On December 5, Chicago detectives arrested 17-year-old Troshawn McCoy based on an anonymous tip. After an interrogation led by Detective James Cassidy, McCoy confessed to acting as a lookout in the crime along with 15-year-old LaShawn Ezell. McCoy’s confession said he and Ezell came to the lot with two others—19-year-old Charles Johnson and 16-year-old Larod Styles—in Johnson’s black Chevrolet Caprice. According to the confession, Styles and Johnson, who had a gun, went inside and then McCoy heard six shots. McCoy knew Ezell, Johnson, and Styles and once lived in the same neighborhood, but he had moved away and they were no longer friends. A few months before the crime, McCoy had made a return visit to the neighborhood and got into a fight with Ezell. Johnson and Styles were present at the fight, during which McCoy's nose was broken.
By the end of that day, Johnson, Styles, and Ezell were in custody. All three, police said, confessed and implicated each other. Johnson asserted that he was given a statement to sign that he believed was his release papers, but he disavowed it as soon as he discovered it was a confession. All were charged with murder and armed robbery. Styles, Ezell and McCoy—all under 18—were charged as adults.
Despite the confessions, all four later denied involvement in the crime.
Johnson and Styles went to trial in January 1998 in Cook County Circuit Court. Although they were tried together, they each had a separate jury. The prosecution claimed the crime was a robbery gone awry. According to the confessions—which were the cornerstone of the prosecution’s case—Styles had gone to the lot earlier in the day and offered to buy a car for $400 so he could use the transmission for another car belonging to his mother. When his offer was refused, he and Johnson returned to commit a robbery and shot the owners when they resisted.
An employee of Prestige Auto, which was located adjacent to Elegant Auto, identified Johnson and Styles as the two customers who came to the lot, examined and touched some cars, and left about a half hour before the shooting.

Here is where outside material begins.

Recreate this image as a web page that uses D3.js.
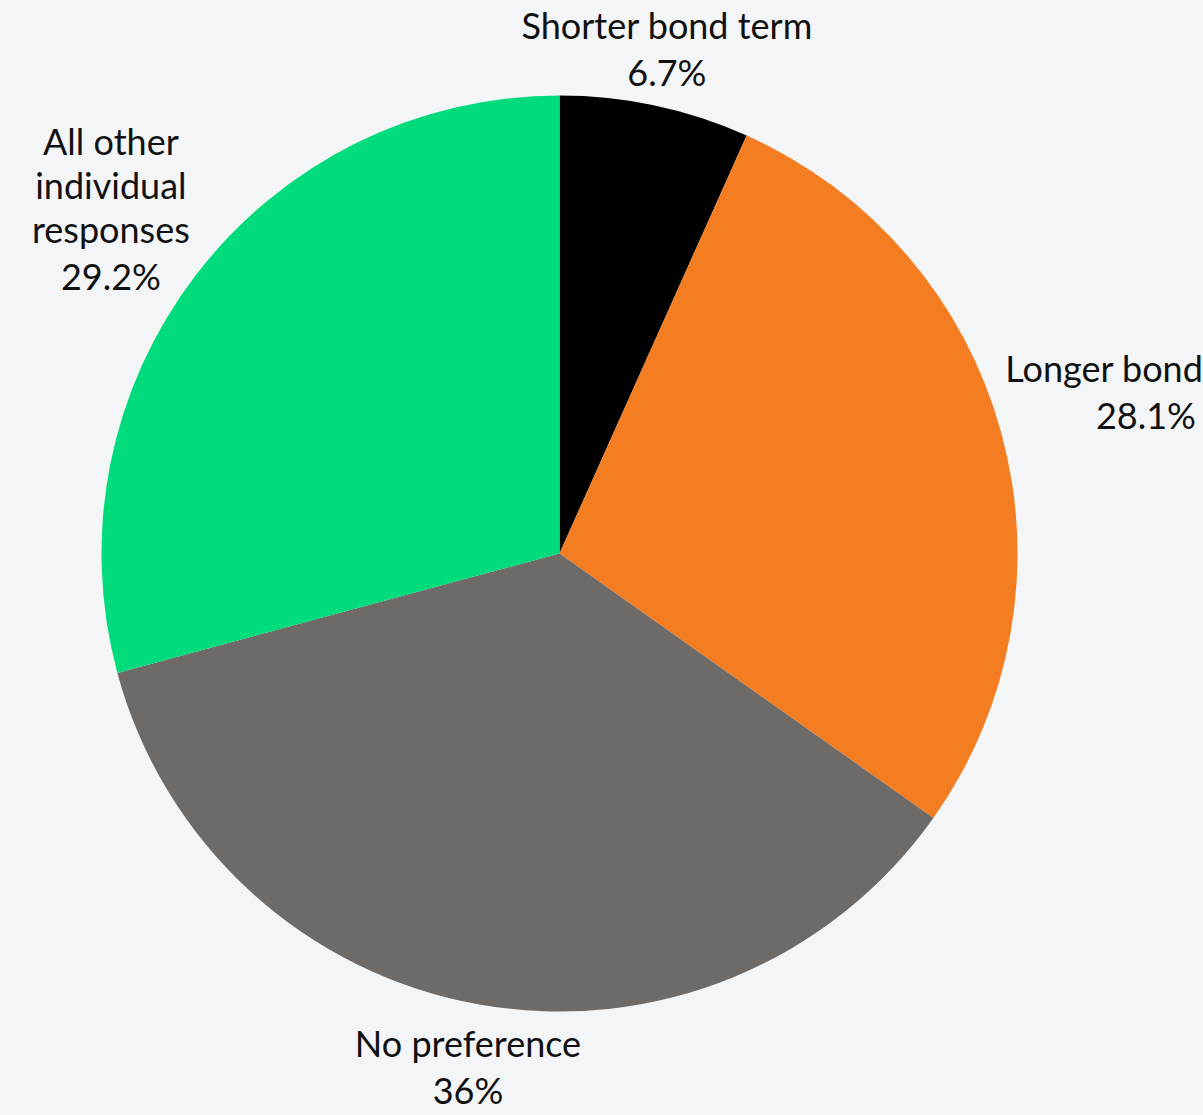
<!DOCTYPE html>
<html>
<head>
<meta charset="utf-8">
<script src="https://cdn.jsdelivr.net/npm/d3@7"></script>
<style>
  html, body { margin: 0; padding: 0; background: #f4f5f7; overflow: hidden; }
  svg { display: block; }
  text { font-family: Lato, "Noto Sans", sans-serif; font-size: 36px; fill: #111; }
</style>
</head>
<body>
<svg id="chart" width="1203" height="1115"></svg>
<script>
// Data
const categories = ["Shorter bond term", "Longer bond term", "No preference", "All other individual responses"];
const labelLines = [["Shorter bond term"], ["Longer bond term"], ["No preference"], ["All other", "individual", "responses"]];
const percentLabels = ["6.7%", "28.1%", "36%", "29.2%"];
const values = [6.7, 28.1, 36, 29.2];
const colors = ["#000000", "#f47d22", "#6e6a68", "#00db7b"];

// Layout
const W = 1203, H = 1115;
const cx = 559.5, cy = 553.5, R = 458;
const labelRadii = [514, 608, 523, 565];
const lineH = 44, pctGap = 47;

const svg = d3.select("#chart");
const g = svg.append("g").attr("transform", `translate(${cx},${cy})`);

const pie = d3.pie().sort(null).value(d => d.value);
const data = categories.map((c, i) => ({ name: c, value: values[i], color: colors[i], lines: labelLines[i], pct: percentLabels[i], lr: labelRadii[i] }));
const arcs = pie(data);
const arc = d3.arc().innerRadius(0).outerRadius(R);

g.selectAll("path.slice").data(arcs).enter().append("path")
  .attr("class", "slice")
  .attr("d", arc)
  .attr("fill", d => d.data.color);

arcs.forEach(a => {
  const la = d3.arc().innerRadius(a.data.lr).outerRadius(a.data.lr);
  const [x, y] = la.centroid(a);
  const lines = a.data.lines;
  const total = (lines.length - 1) * lineH + pctGap;
  const top = y - total / 2 + 12;
  const t = g.append("text").attr("text-anchor", "middle");
  lines.forEach((ln, i) => {
    t.append("tspan").attr("x", x).attr("y", top + i * lineH).text(ln);
  });
  t.append("tspan").attr("x", x).attr("y", top + (lines.length - 1) * lineH + pctGap).text(a.data.pct);
});
</script>
</body>
</html>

No physical or forensic evidence linked them to the crime. None of the finger or palm prints was linked to Johnson or Styles, although the four prints from the hotwired Buick were reported to have been lost before being compared.

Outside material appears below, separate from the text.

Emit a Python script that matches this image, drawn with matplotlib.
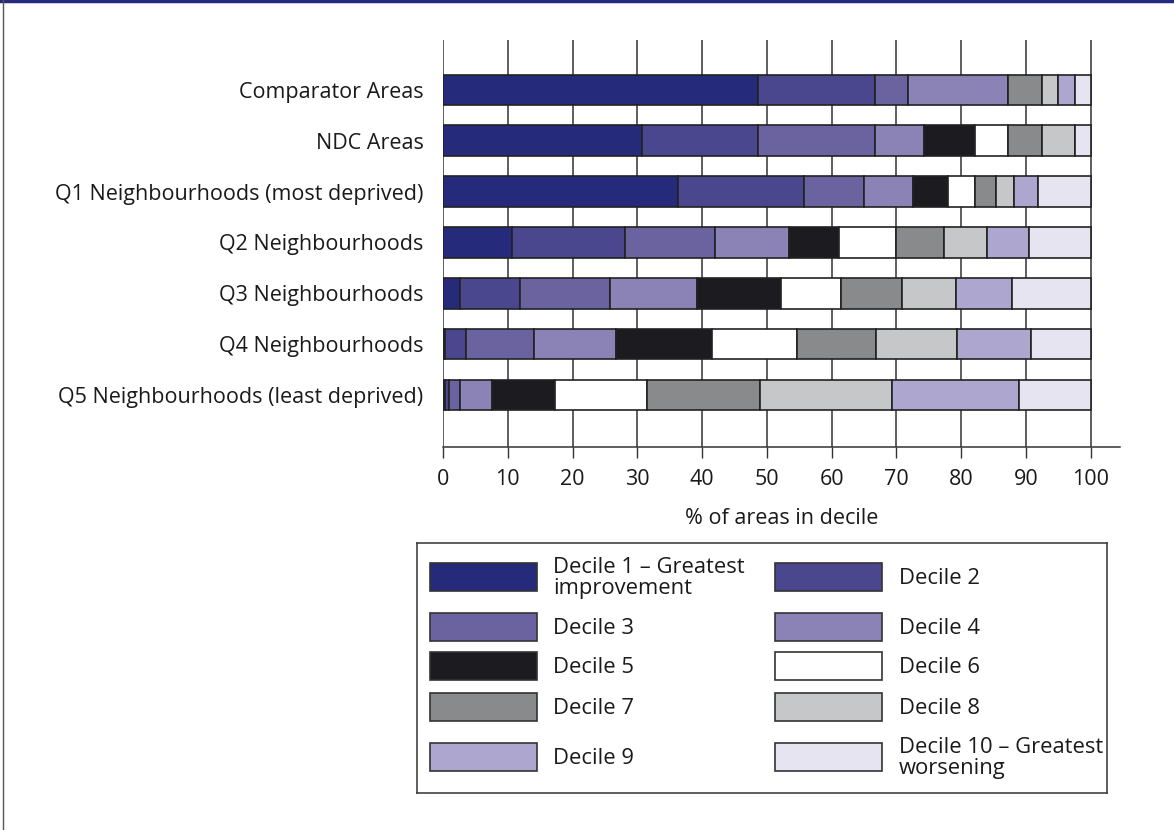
import matplotlib
matplotlib.use("Agg")
import matplotlib.pyplot as plt
from matplotlib.patches import Rectangle
import numpy as np

plt.rcParams['font.family'] = ['Open Sans', 'DejaVu Sans']

categories = [
    "Comparator Areas",
    "NDC Areas",
    "Q1 Neighbourhoods (most deprived)",
    "Q2 Neighbourhoods",
    "Q3 Neighbourhoods",
    "Q4 Neighbourhoods",
    "Q5 Neighbourhoods (least deprived)",
]

decile_1 = [48.6, 30.7, 36.2, 10.6, 2.6, 0.3, 0.3]
decile_2 = [18.1, 17.9, 19.5, 17.5, 9.3, 3.3, 0.6]
decile_3 = [5.1, 18.1, 9.3, 13.9, 13.9, 10.5, 1.7]
decile_4 = [15.4, 7.5, 7.5, 11.4, 13.4, 12.6, 4.9]
decile_5 = [0.0, 7.9, 5.5, 7.8, 13.0, 14.8, 9.8]
decile_6 = [0.0, 5.1, 4.1, 8.7, 9.2, 13.1, 14.2]
decile_7 = [5.2, 5.2, 3.3, 7.4, 9.5, 12.2, 17.5]
decile_8 = [2.6, 5.1, 2.7, 6.6, 8.3, 12.5, 20.3]
decile_9 = [2.5, 0.0, 3.7, 6.5, 8.7, 11.5, 19.6]
decile_10 = [2.5, 2.5, 8.2, 9.6, 12.1, 9.2, 11.1]

series = [decile_1, decile_2, decile_3, decile_4, decile_5,
          decile_6, decile_7, decile_8, decile_9, decile_10]

legend_labels = [
    "Decile 1 \u2013 Greatest\nimprovement", "Decile 2",
    "Decile 3", "Decile 4",
    "Decile 5", "Decile 6",
    "Decile 7", "Decile 8",
    "Decile 9", "Decile 10 \u2013 Greatest\nworsening",
]

colors = ["#252a7a", "#4b478f", "#6b62a0", "#8b82b5", "#1c1b20",
          "#ffffff", "#898a8c", "#c6c7c9", "#ada6cf", "#e6e4f0"]

xticks = list(range(0, 101, 10))

W, H = 1174, 830
fig = plt.figure(figsize=(W / 100, H / 100), dpi=100)

# frame decorations
fig.add_artist(plt.Line2D([0, 1], [1 - 1.5 / H, 1 - 1.5 / H], color="#252a7a", lw=2.5,
                          transform=fig.transFigure))
fig.add_artist(plt.Line2D([2.5 / W, 2.5 / W], [0, 1], color="#555555", lw=1.0,
                          transform=fig.transFigure))

ax = fig.add_axes([443 / W, 1 - 447 / H, (1120 - 443) / W, (447 - 40) / H])

y = np.arange(len(categories))
left = np.zeros(len(categories))
for vals, c in zip(series, colors):
    vals = np.array(vals)
    ax.barh(y, vals, left=left, height=0.6, color=c, edgecolor="#222222",
            linewidth=1.2, zorder=3)
    left += vals

FS = 15.5
ax.set_xlim(0, 104.5)
ax.set_ylim(len(categories) - 1 + 1.02, -0.98)
ax.set_yticks(y)
ax.set_yticklabels(categories, fontsize=FS, color="#1a1a1a")
ax.set_xticks(xticks)
ax.set_xticklabels([str(t) for t in xticks], fontsize=FS, color="#1a1a1a")
ax.set_xlabel("% of areas in decile", fontsize=FS, color="#1a1a1a", labelpad=13)
ax.tick_params(axis="y", length=0, pad=14)
ax.tick_params(axis="x", length=8, width=1.0, color="#333333", pad=8, direction="out")
ax.grid(axis="x", color="#333333", linewidth=1.1, zorder=0)
ax.set_axisbelow(True)
for s in ["top", "right"]:
    ax.spines[s].set_visible(False)
ax.spines["left"].set_visible(False)
ax.spines["bottom"].set_color("#333333")
ax.spines["bottom"].set_linewidth(1.1)

# legend box
lg = fig.add_axes([417 / W, 1 - 793 / H, 690 / W, 250 / H])
lg.set_xlim(0, 690)
lg.set_ylim(250, 0)
lg.set_xticks([])
lg.set_yticks([])
for s in lg.spines.values():
    s.set_color("#333333")
    s.set_linewidth(1.1)

row_centers = [34, 84, 123.5, 164.5, 214]
col_handle_x = [13, 358]
col_text_x = [136, 482]
hw, hh = 107, 28
for i, (lab, c) in enumerate(zip(legend_labels, colors)):
    r, col = i // 2, i % 2
    yc = row_centers[r]
    lg.add_patch(Rectangle((col_handle_x[col], yc - hh / 2), hw, hh,
                           facecolor=c, edgecolor="#333333", linewidth=1.2))
    lg.text(col_text_x[col], yc + 1, lab, fontsize=15.8, va="center", ha="left",
            color="#1a1a1a", linespacing=1.02)

fig.savefig("out.png", dpi=100)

The fingerprints from the stickers from the two stolen cars were not presented as evidence at the trial. In fact, the prosecutor, Assistant State’s Attorney Brian Sexton, had sent those prints for examination in August 1996—more than a year before the trial. Although those prints were not matched to Johnson (or any of the other defendants), the existence of those prints and the negative results were never revealed to the four defendants’ defense lawyers.
Years later, lawyers for Johnson and the other defendants would successfully argue that any prints on the backside of those stickers that did not belong to anyone at Elegant Auto almost certainly had been left by whoever stole the cars after the murders.
On January 15, 1998, Styles’s jury convicted him of first-degree murder and armed robbery. He was sentenced to life in prison without parole. On January 20, 1998, Johnson’s jury convicted him of first-degree murder and armed robbery. He also was sentenced to life in prison without parole.
Ten months later, on November 11, 1998, a jury convicted Ezell of armed robbery. He was sentenced to 20 years in prison. McCoy also went to trial that fall, but a mistrial was declared when the jury was unable to reach a unanimous verdict. On December 21, 1998, McCoy pled guilty to first-degree murder and was sentenced to 55 years in prison.
A decade later, after losing his appeals, Johnson, with the help of the Center on Wrongful Convictions at Northwestern University’s law school and lawyers from the firm Kirkland & Ellis, reached an agreement with the Cook County State’s Attorney’s Office. A court order was issued allowing fingerprint expert Kenneth Moses to examine the fingerprints in the case.
Forensic quality scans were made of the 10 fingerprints and four palm prints from the stolen cars and the cars in the auto lots, as well as the nine prints from the stickers. The prints were also resubmitted for an automated fingerprint search by the Chicago and Illinois state police. In addition, the prosecution discovered the four fingerprints from the hotwired Buick found with its motor running outside of Elegant Auto, which had been believed lost.
The re-examination of the finger and palm prints revealed that the prints from the cars touched by the perpetrators in the Prestige Auto lot belonged to Lamont Campbell and Rodney Graham. Fingerprints found on one of the cars examined by the perpetrators belonged to Davion Allen. Prints lifted from the stickers from the stolen cars belonged to one of the victims, Khaled Ibrahim, and to Davion Allen. The prints from the hotwired Buick were linked to Floyd Blaxon.
Davion, Blaxon, Graham, and Campbell all had criminal records and some had gang ties, according to defense lawyers. None of the prints was linked to Johnson, Ezell, Styles, or McCoy.
A re-investigation showed that Allen, whose prints were found on a car in the Elegant lot and on the adhesive side of one of the stickers from one of the stolen cars, lived at 7912 South Drexel Avenue, which was only a short distance from where the stolen cars were found.
In addition, a new motive emerged for the murders. Frank Neira, an employee at Elegant Auto who was in the office when Ibrahim and Ali were murdered but who did not testify at any of the trials, revealed that a local drug dealer had accused Ibrahim and Ali of defrauding him in the sale of a Mercedes Benz and had threatened to kill them. Neira said that Ibrahim and Ali had warned all employees to be on their guard, to stay on the grounds of the lot, and not to congregate in the office.
In addition, Sameer Ali, Ibrahim’s cousin, revealed for the first time that he also had been aware of escalating threats of violence against the victims by a drug dealer who claimed he had been cheated.
In 2013, the Illinois Appellate Court ordered a post-conviction hearing on the new evidence. In July 2016, the Cook County State’s Attorney’s Office conviction integrity unit agreed that Johnson’s and Styles’s convictions be vacated. At the time, the prosecution said it intended to retry Johnson and Styles, who were released on bond on September 26, 2016.
A new prosecutor was elected in late 2016, and the new head of the conviction integrity unit re-reviewed the cases. Ultimately, the convictions of Ezell and McCoy were also vacated and on February 15, 2017, the prosecution dismissed the charges against all four defendants.
All four men filed federal lawsuits in February 2018 accusing Chicago police detectives and Cook County prosecutors of coercing statements and withholding crucial evidence. Ezell was awarded $193,000 in state compensation in March 2018.
In June 2024, the city of Chicago settled the federal lawsuits with all four men for a combined $50 million.